Friday, June 09, 2006

Philips unveils gaming screens, VoIP and music gear

Christmas comes early
Rosemary Haworth

Philips yesterday showcased the products it will be pushing in the run-up to Christmas. While a few of the items on show were from its current list of consumer items, there were new takes on some existing models and a couple of real gems.

First, Philips has a cunning deal with the soon-to-be-launched Microsoft Windows Live portal (the successor to MSN) that enables the company to offer Live Messenger IM (instant messaging) contacts lists on its dual-purpose VoIP (voice over IP) and landline telephones.

An exclusive European deal between Microsoft and Philips means users will be able to scroll down their Messenger contacts on the colour VOIP 4331 handset and quickly see who's online and whether they are available to chat. A VoIP conversation can then be initiated at the press of a button, for which no call charge will be incurred.

Alternatively, the handset can be used for standard landline calls, meaning there's no need to have two handsets for separate types of phone call. It is part of Philips' attempt to divorce the VoIP low-cost calls concept from the PC and to embrace a wider, more consumer market.
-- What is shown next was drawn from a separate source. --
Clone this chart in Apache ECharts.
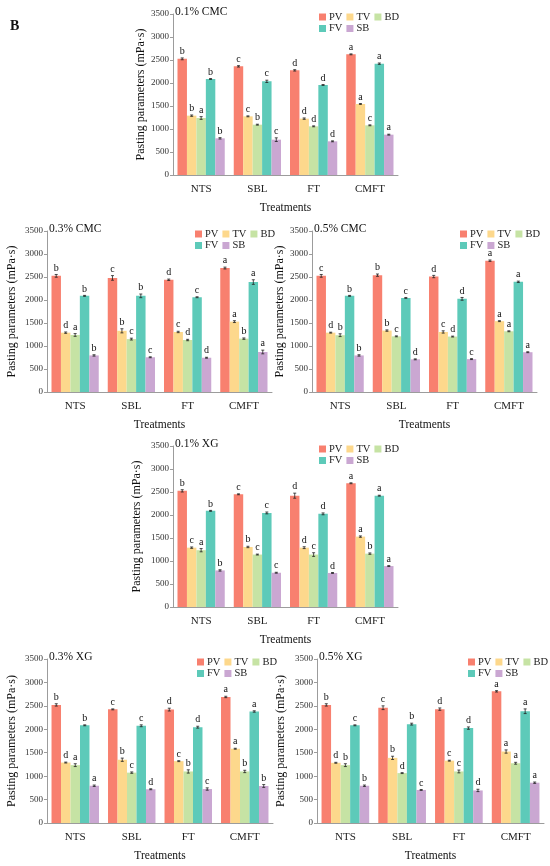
<!DOCTYPE html>
<html>
<head>
<meta charset="utf-8">
<script src="https://cdn.jsdelivr.net/npm/echarts@6/dist/echarts.min.js"></script>
<style>
  html, body { margin: 0; padding: 0; background: #fff; }
  #main { width: 550px; height: 866px; }
</style>
</head>
<body>
<div id="main"></div>
<script>
// 类别与系列
const categories = ['NTS', 'SBL', 'FT', 'CMFT'];
const seriesNames = ['PV', 'TV', 'BD', 'FV', 'SB'];
const panelTitles = ['0.1% CMC', '0.3% CMC', '0.5% CMC', '0.1% XG', '0.3% XG', '0.5% XG'];

// 每个面板: 行 = PV, TV, BD, FV, SB; 列 = NTS, SBL, FT, CMFT
const cmc01Values = [[2525, 2362, 2275, 2623], [1290, 1275, 1225, 1544], [1239, 1094, 1058, 1080], [2087, 2036, 1957, 2420], [797, 768, 732, 877]];
const cmc03Values = [[2525, 2480, 2440, 2695], [1290, 1330, 1305, 1530], [1240, 1150, 1130, 1160], [2090, 2090, 2060, 2390], [795, 755, 745, 870]];
const cmc05Values = [[2525, 2540, 2510, 2855], [1290, 1335, 1305, 1540], [1235, 1210, 1205, 1320], [2090, 2045, 2025, 2395], [795, 710, 715, 865]];
const xg01Values = [[2525, 2450, 2420, 2690], [1290, 1305, 1290, 1530], [1235, 1140, 1140, 1160], [2090, 2045, 2025, 2420], [795, 745, 740, 890]];
const xg03Values = [[2520, 2425, 2420, 2690], [1290, 1350, 1320, 1585], [1235, 1075, 1100, 1100], [2085, 2075, 2045, 2380], [795, 720, 725, 790]];
const xg05Values = [[2520, 2460, 2430, 2810], [1285, 1390, 1330, 1525], [1235, 1065, 1100, 1275], [2085, 2110, 2025, 2385], [795, 705, 695, 860]];

const cmc01Letters = [['b', 'c', 'd', 'a'], ['b', 'c', 'd', 'a'], ['a', 'b', 'd', 'c'], ['b', 'c', 'd', 'a'], ['b', 'c', 'd', 'a']];
const cmc03Letters = [['b', 'c', 'd', 'a'], ['d', 'b', 'c', 'a'], ['a', 'c', 'd', 'b'], ['b', 'b', 'c', 'a'], ['b', 'c', 'd', 'a']];
const cmc05Letters = [['c', 'b', 'd', 'a'], ['d', 'b', 'c', 'a'], ['b', 'c', 'd', 'a'], ['b', 'c', 'd', 'a'], ['b', 'd', 'c', 'a']];
const xg01Letters = [['b', 'c', 'd', 'a'], ['c', 'b', 'd', 'a'], ['a', 'c', 'c', 'b'], ['b', 'c', 'd', 'a'], ['b', 'c', 'd', 'a']];
const xg03Letters = [['b', 'c', 'd', 'a'], ['d', 'b', 'c', 'a'], ['a', 'c', 'b', 'b'], ['b', 'c', 'd', 'a'], ['a', 'd', 'c', 'b']];
const xg05Letters = [['b', 'c', 'd', 'a'], ['d', 'b', 'c', 'a'], ['b', 'd', 'c', 'a'], ['c', 'b', 'd', 'a'], ['b', 'c', 'd', 'a']];

// 误差 (标准差)
const cmc01Errors = [[20, 15, 15, 10], [15, 10, 15, 10], [30, 10, 10, 10], [10, 25, 10, 15], [15, 40, 10, 10]];
const cmc03Errors = [[30, 50, 15, 20], [15, 45, 15, 20], [30, 20, 15, 15], [10, 40, 10, 50], [15, 10, 10, 40]];
const cmc05Errors = [[30, 25, 25, 15], [10, 15, 25, 10], [30, 10, 10, 10], [10, 10, 30, 15], [15, 10, 10, 10]];
const xg01Errors = [[25, 10, 55, 10], [15, 15, 20, 15], [35, 10, 40, 15], [10, 20, 20, 10], [15, 10, 10, 10]];
const xg03Errors = [[25, 10, 30, 15], [10, 35, 10, 10], [30, 15, 35, 25], [10, 20, 20, 15], [15, 10, 25, 30]];
const xg05Errors = [[25, 40, 25, 15], [10, 35, 10, 35], [30, 10, 30, 20], [10, 20, 25, 50], [15, 10, 25, 15]];

const yTicks = { min: 0, max: 3500, interval: 500 };

const panelValues = [cmc01Values, cmc03Values, cmc05Values, xg01Values, xg03Values, xg05Values];
const panelLetters = [cmc01Letters, cmc03Letters, cmc05Letters, xg01Letters, xg03Letters, xg05Letters];
const panelErrors = [cmc01Errors, cmc03Errors, cmc05Errors, xg01Errors, xg03Errors, xg05Errors];

const colors = ['#F8806F', '#FDD88C', '#C6E3A4', '#5DCAB9', '#CAA7D2'];
const font = 'Liberation Serif, Times New Roman, serif';
const axisColor = '#9c9c9c';
const gapRatio = 0.16;

// 各面板位置
const layout = [
    { left: 173, top: 14, width: 225, height: 161, nameGap: 26, legendX: 146 },
    { left: 47, top: 231, width: 225, height: 161, nameGap: 29, legendX: 148 },
    { left: 312, top: 231, width: 225, height: 161, nameGap: 26, legendX: 148 },
    { left: 173, top: 446, width: 225, height: 161, nameGap: 30, legendX: 146 },
    { left: 47, top: 659, width: 226, height: 164, nameGap: 29, legendX: 150 },
    { left: 317, top: 659, width: 227, height: 164, nameGap: 30, legendX: 151 }
];

let myChart = echarts.init(document.getElementById('main'), null, { renderer: 'canvas' });

let grids = [], xAxes = [], yAxes = [], series = [], titles = [], legends = [];

titles.push({
    text: 'B', left: 10, top: 19, padding: 0,
    textStyle: { fontFamily: font, fontSize: 14, fontWeight: 'bold', color: '#111' }
});

const legendBase = {
    width: 120, padding: 0, icon: 'rect', itemWidth: 7, itemHeight: 7, itemGap: 4,
    textStyle: { fontFamily: font, fontSize: 10.5, color: '#222', padding: [0, 0, 0, -2] }
};

layout.forEach((g, p) => {
    grids.push({ left: g.left, top: g.top, width: g.width, height: g.height });
    titles.push({
        text: panelTitles[p], left: g.left + 2, top: g.top - 8, padding: 0,
        textStyle: { fontFamily: font, fontSize: 11.5, fontWeight: 'normal', color: '#111' }
    });
    legends.push(Object.assign({}, legendBase, {
        data: ['PV', 'TV', 'BD'], left: g.left + g.legendX, top: g.top - 2.5
    }));
    legends.push(Object.assign({}, legendBase, {
        data: ['FV', 'SB'], left: g.left + g.legendX, top: g.top + 9
    }));
    xAxes.push({
        gridIndex: p, type: 'category', data: categories,
        name: 'Treatments', nameLocation: 'middle', nameGap: 27,
        nameTextStyle: { fontFamily: font, fontSize: 11.5, color: '#111' },
        axisLine: { lineStyle: { color: axisColor } },
        axisTick: { length: 4, lineStyle: { color: axisColor } },
        axisLabel: { fontFamily: font, fontSize: 11, color: '#222', margin: 9 }
    });
    yAxes.push({
        gridIndex: p, type: 'value', min: yTicks.min, max: yTicks.max, interval: yTicks.interval,
        name: 'Pasting parameters (mPa·s)', nameLocation: 'middle', nameGap: g.nameGap,
        nameTextStyle: { fontFamily: font, fontSize: 12, color: '#111' },
        axisLine: { show: true, lineStyle: { color: axisColor } },
        axisTick: { show: true, length: 3, lineStyle: { color: axisColor } },
        axisLabel: { fontFamily: font, fontSize: 9, color: '#333', margin: 4, formatter: (v) => String(v) },
        splitLine: { show: false }
    });

    const values = panelValues[p], letters = panelLetters[p], errors = panelErrors[p];
    const pxPerUnit = g.height / (yTicks.max - yTicks.min);
    seriesNames.forEach((name, s) => {
        series.push({
            type: 'bar', name: name, xAxisIndex: p, yAxisIndex: p,
            barGap: '0%', barCategoryGap: (gapRatio * 100) + '%',
            itemStyle: { color: colors[s] },
            data: values[s].map((v, i) => ({
                value: v,
                label: { distance: 1.5 + errors[s][i] * pxPerUnit }
            })),
            label: {
                show: true, position: 'top',
                fontFamily: font, fontSize: 10, color: '#111',
                formatter: (params) => letters[s][params.dataIndex]
            }
        });
    });

    // 误差线
    let errData = [];
    seriesNames.forEach((name, s) => {
        values[s].forEach((v, i) => errData.push([i, s, v, errors[s][i]]));
    });
    series.push({
        type: 'custom', xAxisIndex: p, yAxisIndex: p, silent: true, z: 5,
        data: errData, encode: { x: 0, y: 2 },
        renderItem: (params, api) => {
            const cat = api.value(0), s = api.value(1), v = api.value(2), e = api.value(3);
            const band = api.size([1, 0])[0];
            const bw = band * (1 - gapRatio) / seriesNames.length;
            const x = api.coord([cat, v])[0] + (s - 2) * bw;
            const yTop = api.coord([cat, v + e])[1];
            const yBot = api.coord([cat, v - e])[1];
            const st = { stroke: '#222', lineWidth: 0.8 };
            return {
                type: 'group',
                children: [
                    { type: 'line', shape: { x1: x, y1: yTop, x2: x, y2: yBot }, style: st },
                    { type: 'line', shape: { x1: x - 1.5, y1: yTop, x2: x + 1.5, y2: yTop }, style: st },
                    { type: 'line', shape: { x1: x - 1.5, y1: yBot, x2: x + 1.5, y2: yBot }, style: st }
                ]
            };
        }
    });
});

myChart.setOption({
    backgroundColor: '#fff',
    animation: false,
    title: titles,
    legend: legends,
    grid: grids,
    xAxis: xAxes,
    yAxis: yAxes,
    series: series
});
</script>
</body>
</html>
The VOIP 4331 will be onsale for around £79 within the next week or two via major high-street and online retailers. For houses with several chatterboxes, Philips will be selling a two-handset pack, the VOIP 4332, for £119.

Skype fans may prefer the £69 VOIP 3211, which is a pure VoIP offering but uses Dect technology to offer call clarity and the ability to chat from as far as 300m from the base unit. That unit connects via USB to the PC and piggybacks its broadband connection – again, meaning proximity to a PC is not required.

Gamers get to drool over a 19in LCD screen with some proper built-in 20W speakers that put to shame the weedy things found on most monitors. The 190G6 screen has a refresh rate of 8ms and a native resolution of 1,280x1,024 pixels. It comes with an accompanying subwoofer and has customisable buttons on its base to switch between music genres. Costing around £449, it will be available in around a month's time.

Other interesting product announcements included a micro hi-fi that can rip CDs and has a USB port at the front so you can immediately transfer your music collection to your MP3 player. The MCM760 has a likely list price of £170. Philips is also extending its DAB offerings with a £180 DAB micro hi-fi, the MCB700, and showed us a prototype version of its portable DAB clock radio, which it aims to launch later this year for around £70. According to the AJ5100's engineer, it will run for the best part of a week on a set of six AA batteries.

Philips will also be launching a 2GB flash-based MP3 player that looks-wise is the same as the 30GB HDD6320 MP3 and photo player launched six months ago. There were also hints that the company is looking at launching a video MP3 player in due course.

There will be additions to the line up of 1.3Mp (megapixel) webcams Philips offers, a redesigned and significantly cheaper range of Ambilight 3 LCD TVs and more choice in the digital photo frames category – which, a company spokesman told us, is now a significant market.